----- Provided records

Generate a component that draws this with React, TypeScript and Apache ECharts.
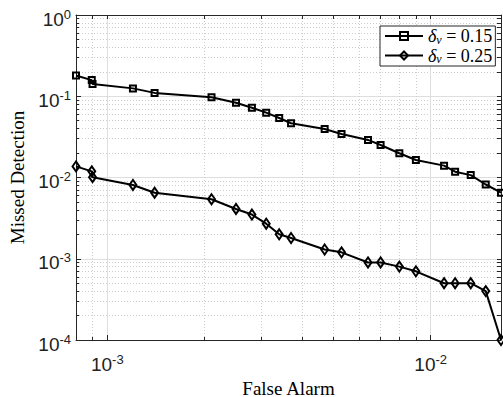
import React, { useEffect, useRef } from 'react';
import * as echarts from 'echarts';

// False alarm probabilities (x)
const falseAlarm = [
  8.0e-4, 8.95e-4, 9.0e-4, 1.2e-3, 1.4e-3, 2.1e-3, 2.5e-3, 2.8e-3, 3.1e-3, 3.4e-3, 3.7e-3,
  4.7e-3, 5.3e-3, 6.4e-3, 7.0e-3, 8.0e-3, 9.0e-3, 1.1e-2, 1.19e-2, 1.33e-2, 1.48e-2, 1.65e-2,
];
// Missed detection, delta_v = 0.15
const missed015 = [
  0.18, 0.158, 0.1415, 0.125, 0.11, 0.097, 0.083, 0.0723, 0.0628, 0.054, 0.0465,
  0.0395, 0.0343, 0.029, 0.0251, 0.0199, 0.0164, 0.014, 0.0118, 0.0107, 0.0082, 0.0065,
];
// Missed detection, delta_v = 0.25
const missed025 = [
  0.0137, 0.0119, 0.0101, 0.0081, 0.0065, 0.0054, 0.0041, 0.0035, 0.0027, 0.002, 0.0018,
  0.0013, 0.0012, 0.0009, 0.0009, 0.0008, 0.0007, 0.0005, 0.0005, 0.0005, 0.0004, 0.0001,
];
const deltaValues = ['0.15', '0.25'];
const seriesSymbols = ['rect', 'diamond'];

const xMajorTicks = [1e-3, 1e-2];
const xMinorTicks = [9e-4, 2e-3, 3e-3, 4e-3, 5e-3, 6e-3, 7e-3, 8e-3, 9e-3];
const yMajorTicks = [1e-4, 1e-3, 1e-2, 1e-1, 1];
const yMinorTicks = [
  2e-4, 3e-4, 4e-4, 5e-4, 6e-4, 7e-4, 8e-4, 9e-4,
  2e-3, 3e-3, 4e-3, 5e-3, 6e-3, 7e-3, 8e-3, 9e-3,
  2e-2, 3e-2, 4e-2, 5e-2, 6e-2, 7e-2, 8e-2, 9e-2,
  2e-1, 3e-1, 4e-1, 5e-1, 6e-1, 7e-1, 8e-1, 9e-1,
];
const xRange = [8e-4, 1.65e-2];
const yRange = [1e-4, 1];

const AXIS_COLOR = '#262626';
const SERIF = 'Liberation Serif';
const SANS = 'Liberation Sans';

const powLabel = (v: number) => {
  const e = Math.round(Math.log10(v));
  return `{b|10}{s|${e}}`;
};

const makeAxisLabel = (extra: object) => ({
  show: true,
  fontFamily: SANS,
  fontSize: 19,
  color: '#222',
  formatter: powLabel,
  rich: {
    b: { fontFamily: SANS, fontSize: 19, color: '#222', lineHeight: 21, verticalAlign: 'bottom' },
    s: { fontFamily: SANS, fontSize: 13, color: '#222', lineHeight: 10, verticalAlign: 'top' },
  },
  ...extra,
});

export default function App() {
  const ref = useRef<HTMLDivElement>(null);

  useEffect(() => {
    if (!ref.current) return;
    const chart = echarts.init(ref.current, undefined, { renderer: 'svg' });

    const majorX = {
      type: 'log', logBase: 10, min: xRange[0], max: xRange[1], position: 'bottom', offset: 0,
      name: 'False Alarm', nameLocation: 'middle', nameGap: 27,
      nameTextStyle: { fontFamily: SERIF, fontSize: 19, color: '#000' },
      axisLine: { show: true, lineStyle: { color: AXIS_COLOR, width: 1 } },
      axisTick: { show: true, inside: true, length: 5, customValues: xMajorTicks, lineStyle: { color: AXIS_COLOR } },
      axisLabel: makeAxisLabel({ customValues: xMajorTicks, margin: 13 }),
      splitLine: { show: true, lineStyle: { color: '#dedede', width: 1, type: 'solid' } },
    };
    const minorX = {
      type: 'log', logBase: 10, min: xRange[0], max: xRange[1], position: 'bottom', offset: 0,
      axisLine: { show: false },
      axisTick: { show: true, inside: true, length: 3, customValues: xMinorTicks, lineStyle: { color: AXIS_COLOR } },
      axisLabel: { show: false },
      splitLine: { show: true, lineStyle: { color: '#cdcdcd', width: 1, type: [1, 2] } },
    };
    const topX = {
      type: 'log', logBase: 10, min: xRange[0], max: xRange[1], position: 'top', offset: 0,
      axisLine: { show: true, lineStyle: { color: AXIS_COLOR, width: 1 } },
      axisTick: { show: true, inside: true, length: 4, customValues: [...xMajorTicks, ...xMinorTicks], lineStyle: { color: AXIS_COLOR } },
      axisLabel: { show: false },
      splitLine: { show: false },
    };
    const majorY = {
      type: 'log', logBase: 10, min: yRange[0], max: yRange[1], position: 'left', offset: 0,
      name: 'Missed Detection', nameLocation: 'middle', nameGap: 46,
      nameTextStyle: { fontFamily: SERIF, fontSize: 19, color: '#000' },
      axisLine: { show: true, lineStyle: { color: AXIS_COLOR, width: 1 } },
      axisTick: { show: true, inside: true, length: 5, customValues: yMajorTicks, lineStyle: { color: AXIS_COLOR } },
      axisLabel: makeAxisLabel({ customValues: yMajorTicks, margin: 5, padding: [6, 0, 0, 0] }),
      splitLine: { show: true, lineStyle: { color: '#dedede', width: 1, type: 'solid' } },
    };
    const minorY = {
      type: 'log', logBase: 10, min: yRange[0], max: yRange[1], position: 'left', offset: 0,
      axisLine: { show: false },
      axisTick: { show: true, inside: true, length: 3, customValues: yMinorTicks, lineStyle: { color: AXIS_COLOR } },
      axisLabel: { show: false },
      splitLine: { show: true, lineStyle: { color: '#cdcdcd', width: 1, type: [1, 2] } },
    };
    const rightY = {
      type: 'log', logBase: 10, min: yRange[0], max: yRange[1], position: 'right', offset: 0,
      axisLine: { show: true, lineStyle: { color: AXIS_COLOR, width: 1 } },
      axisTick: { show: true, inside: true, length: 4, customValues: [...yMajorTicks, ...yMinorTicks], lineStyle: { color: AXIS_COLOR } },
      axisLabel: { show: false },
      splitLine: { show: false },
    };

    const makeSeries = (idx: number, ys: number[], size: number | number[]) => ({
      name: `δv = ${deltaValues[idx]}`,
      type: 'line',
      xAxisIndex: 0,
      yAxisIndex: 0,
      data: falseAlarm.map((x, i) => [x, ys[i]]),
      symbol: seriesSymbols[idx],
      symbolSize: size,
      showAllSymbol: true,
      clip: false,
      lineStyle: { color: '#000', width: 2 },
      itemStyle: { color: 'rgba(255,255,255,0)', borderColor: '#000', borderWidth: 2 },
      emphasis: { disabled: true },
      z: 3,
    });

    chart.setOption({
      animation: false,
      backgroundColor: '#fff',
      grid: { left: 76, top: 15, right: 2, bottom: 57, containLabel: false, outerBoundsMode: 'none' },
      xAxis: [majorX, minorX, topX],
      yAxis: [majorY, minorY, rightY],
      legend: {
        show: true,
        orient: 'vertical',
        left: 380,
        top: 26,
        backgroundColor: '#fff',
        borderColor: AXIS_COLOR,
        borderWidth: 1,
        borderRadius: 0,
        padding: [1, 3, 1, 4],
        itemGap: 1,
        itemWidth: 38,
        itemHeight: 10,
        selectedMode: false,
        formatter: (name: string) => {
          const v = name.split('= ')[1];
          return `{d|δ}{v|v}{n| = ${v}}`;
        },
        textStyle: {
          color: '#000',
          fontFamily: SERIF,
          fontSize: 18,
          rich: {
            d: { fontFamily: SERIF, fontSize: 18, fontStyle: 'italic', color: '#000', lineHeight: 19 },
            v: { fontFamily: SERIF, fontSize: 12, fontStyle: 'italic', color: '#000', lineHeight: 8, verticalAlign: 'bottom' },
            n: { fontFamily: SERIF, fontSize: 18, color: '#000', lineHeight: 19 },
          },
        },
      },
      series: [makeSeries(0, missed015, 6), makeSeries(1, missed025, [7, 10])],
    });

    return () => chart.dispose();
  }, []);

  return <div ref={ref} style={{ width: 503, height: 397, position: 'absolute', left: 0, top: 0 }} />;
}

----------
----- Provided records

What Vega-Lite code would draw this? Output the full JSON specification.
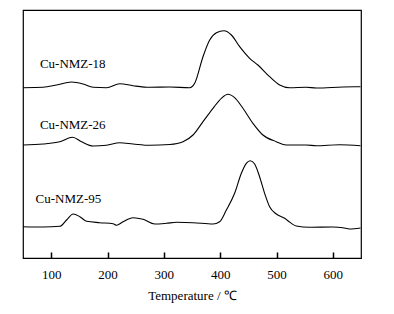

----------
----- Provided records

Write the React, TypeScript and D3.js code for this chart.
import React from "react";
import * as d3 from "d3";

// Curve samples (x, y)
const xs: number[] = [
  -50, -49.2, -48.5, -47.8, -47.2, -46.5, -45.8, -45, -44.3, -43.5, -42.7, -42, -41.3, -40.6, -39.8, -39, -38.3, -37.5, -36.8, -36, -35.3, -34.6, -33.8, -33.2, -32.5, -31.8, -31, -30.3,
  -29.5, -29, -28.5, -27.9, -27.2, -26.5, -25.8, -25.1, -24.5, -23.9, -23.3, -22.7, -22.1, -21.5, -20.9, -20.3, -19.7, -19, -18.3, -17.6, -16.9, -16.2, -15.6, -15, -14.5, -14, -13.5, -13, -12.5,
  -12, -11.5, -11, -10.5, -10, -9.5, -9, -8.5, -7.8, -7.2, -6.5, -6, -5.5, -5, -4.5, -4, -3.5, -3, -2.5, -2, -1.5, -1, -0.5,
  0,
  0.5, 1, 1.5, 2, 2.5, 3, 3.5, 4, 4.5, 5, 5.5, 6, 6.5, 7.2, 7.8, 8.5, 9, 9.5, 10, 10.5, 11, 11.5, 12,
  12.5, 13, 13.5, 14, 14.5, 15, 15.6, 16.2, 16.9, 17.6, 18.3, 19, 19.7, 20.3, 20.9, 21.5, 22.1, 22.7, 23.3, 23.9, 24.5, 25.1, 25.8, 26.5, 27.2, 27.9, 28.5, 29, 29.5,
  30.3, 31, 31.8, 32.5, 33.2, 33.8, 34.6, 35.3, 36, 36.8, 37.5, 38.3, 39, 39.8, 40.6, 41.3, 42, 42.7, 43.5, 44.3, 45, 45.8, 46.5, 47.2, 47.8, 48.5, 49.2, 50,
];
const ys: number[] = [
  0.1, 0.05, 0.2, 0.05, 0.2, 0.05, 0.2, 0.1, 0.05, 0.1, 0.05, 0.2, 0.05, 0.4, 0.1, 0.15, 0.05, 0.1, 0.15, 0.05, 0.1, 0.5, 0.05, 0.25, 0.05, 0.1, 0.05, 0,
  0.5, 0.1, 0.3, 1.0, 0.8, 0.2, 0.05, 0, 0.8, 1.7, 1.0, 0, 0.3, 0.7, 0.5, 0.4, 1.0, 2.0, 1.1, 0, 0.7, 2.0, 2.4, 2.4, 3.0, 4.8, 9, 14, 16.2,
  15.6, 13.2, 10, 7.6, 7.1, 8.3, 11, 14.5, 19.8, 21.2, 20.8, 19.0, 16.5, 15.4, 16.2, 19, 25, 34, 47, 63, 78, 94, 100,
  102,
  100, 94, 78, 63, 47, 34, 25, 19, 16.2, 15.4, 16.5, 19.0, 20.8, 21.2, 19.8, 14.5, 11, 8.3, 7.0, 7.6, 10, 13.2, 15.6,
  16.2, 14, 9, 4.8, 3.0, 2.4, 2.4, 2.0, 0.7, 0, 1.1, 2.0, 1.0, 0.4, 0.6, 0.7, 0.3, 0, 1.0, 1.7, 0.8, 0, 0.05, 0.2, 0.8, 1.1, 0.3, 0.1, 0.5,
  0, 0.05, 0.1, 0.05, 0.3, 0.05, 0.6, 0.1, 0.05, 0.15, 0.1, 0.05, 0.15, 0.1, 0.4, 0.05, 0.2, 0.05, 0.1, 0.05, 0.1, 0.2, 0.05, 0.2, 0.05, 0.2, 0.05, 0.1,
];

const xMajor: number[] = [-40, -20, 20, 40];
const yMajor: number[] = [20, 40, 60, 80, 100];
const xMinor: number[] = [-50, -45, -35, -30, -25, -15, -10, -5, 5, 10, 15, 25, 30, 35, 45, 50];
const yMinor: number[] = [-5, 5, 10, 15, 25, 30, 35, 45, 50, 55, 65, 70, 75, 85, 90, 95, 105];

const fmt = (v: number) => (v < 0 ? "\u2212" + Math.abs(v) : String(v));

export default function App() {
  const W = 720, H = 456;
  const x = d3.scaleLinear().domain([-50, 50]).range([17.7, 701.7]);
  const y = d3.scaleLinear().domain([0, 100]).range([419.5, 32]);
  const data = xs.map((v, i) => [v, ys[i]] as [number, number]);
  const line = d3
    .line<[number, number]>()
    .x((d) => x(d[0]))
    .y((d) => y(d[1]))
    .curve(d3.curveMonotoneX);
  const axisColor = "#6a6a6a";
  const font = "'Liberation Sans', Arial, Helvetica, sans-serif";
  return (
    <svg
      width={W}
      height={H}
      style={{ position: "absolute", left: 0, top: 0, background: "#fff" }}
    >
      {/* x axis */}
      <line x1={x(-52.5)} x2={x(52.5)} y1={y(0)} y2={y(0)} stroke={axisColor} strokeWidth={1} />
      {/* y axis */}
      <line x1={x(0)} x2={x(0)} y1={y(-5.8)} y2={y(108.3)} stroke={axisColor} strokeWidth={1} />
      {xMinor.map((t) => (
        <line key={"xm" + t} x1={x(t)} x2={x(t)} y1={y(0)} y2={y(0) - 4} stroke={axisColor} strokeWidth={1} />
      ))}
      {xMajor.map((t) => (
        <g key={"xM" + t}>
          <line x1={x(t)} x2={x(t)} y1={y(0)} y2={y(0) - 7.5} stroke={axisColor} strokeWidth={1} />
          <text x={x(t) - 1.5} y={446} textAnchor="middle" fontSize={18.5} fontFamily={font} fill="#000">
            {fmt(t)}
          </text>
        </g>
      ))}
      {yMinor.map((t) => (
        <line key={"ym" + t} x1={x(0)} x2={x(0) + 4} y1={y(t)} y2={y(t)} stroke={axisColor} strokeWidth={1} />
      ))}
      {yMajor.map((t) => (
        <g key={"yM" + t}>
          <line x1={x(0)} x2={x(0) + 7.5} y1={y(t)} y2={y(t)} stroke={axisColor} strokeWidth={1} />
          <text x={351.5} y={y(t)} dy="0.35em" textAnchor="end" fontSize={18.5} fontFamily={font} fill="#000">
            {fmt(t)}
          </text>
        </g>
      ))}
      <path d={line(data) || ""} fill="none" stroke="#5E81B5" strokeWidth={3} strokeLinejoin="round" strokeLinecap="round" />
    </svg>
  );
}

----------

▸ Exercise goal: Without any pictures, set down the lines from the one holding "Generate a component" through the one holding "import * as echarts from 'echarts';".

▸ Solution:
Generate a component that draws this with React, TypeScript and Apache ECharts.
import React, { useEffect, useRef } from 'react';
import * as echarts from 'echarts';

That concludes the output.